Army engineers are set to start a controversial 4.5 billion reais ($1.8 billion) project next month to divert one of Brazil's biggest rivers and bring water to 12 million people in the parched northeast.
RIO DE JANEIRO Army engineers are set to start a controversial 4.5 billion reais ($1.8 billion) project next month to divert one of Brazil's biggest rivers and bring water to 12 million people in the parched northeast.
President Luiz Inacio Lula da Silva, who is from the northeastern state of Pernambuco, believes siphoning water from the 1,700 mile Sao Francisco river will stem the flow of millions of peasants from Brazil's poorest region to southern cities in search of a better life.
Supporters say it will cost less than drought aid in 1998, when the northeast was hit by a particularly severe drought.
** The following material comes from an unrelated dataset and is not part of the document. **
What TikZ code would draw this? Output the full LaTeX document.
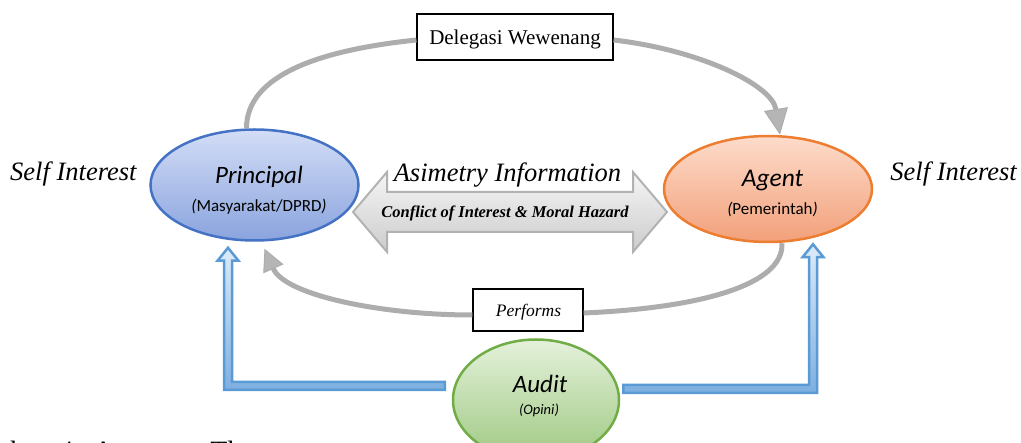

Critics argue the plan is misguided, extravagant and aimed at promoting Lula's re-election in 2006. The project is being funded from the national budget after the World Bank and other foreign donors backed out.
"Using the army ensures that works can start in July after an environmental permit has been granted," Pedro Brito, project coordinator at the Ministry of National Integration, told Reuters in a phone interview.
"The project will guarantee people water in the drought-stricken northeast," Brito said.
The government has pledged to accept by July 12 the 31 conditions imposed by the national environmental agency Ibama to protect trees, prevent pollution and look after wildlife.
The army will build two canals with a combined length of 5 miles to carry water from the Sao Francisco river to two dams. The work will take 14 months and cost an estimated 85 million reais ($34.5 million).
Water will be pumped into planned northern and eastern canals totaling 435 miles (700 km) that will feed a vast semi-arid hinterland of scrub and stones.
Most of project, which will mainly benefit the states of Ceara, Rio Grande do Norte, Pernambuco and Paraiba, will be executed by private contractors who are due to be selected by public tender in mid-August.
The Sao Francisco river runs from Minas Gerais in the southeast into the Atlantic at Alagoas state, linking the rich southeast with the poor northeast which has 30 percent of Brazil's population but only 3 percent of its drinking water supply.
Critics say huge canals are costly and unnecessary.
"It's nonviable economically, socially and ecologically," said Roberto Malvezzi, national coordinator of the Catholic Church's Pastoral Land Commission. "It has a strong political and electoral flavor."
In 2003, the World Bank completed a report for the government questioning the economic viability of the project. It proposed smaller projects, such as cisterns and aqueducts, to store and distribute water to the region's rural poor.
A World Bank official in Brasilia declined to comment.
But in a phone interview from Jaizeiro on the southern bank of the Sao Francisco river, Malvezzi said the government's grandiose project was unprofitable and would benefit only 5 percent of the northeast region.
"The problem is water storage and management," Malvezzi said, adding that 95 percent of rainwater is lost through evaporation or escapes into the ocean.
The head of the Bahia Environmental Group (GAMBA), Renato Cunha, said the polluted Sao Francisco valley must first be brought back to life.
This involves controlling deforestation, especially along river banks, stopping dumping of sewage into the river and planning community settlements, he said.
"It's a mega project that serves the interests of big landowners rather than the needs of the semi-arid region," said Cunha.
About 70 percent of the water will be for economic use -- irrigated grapes and other fruits, flowers and shrimp farming for export. Only 4 percent is for poor people in the scrub.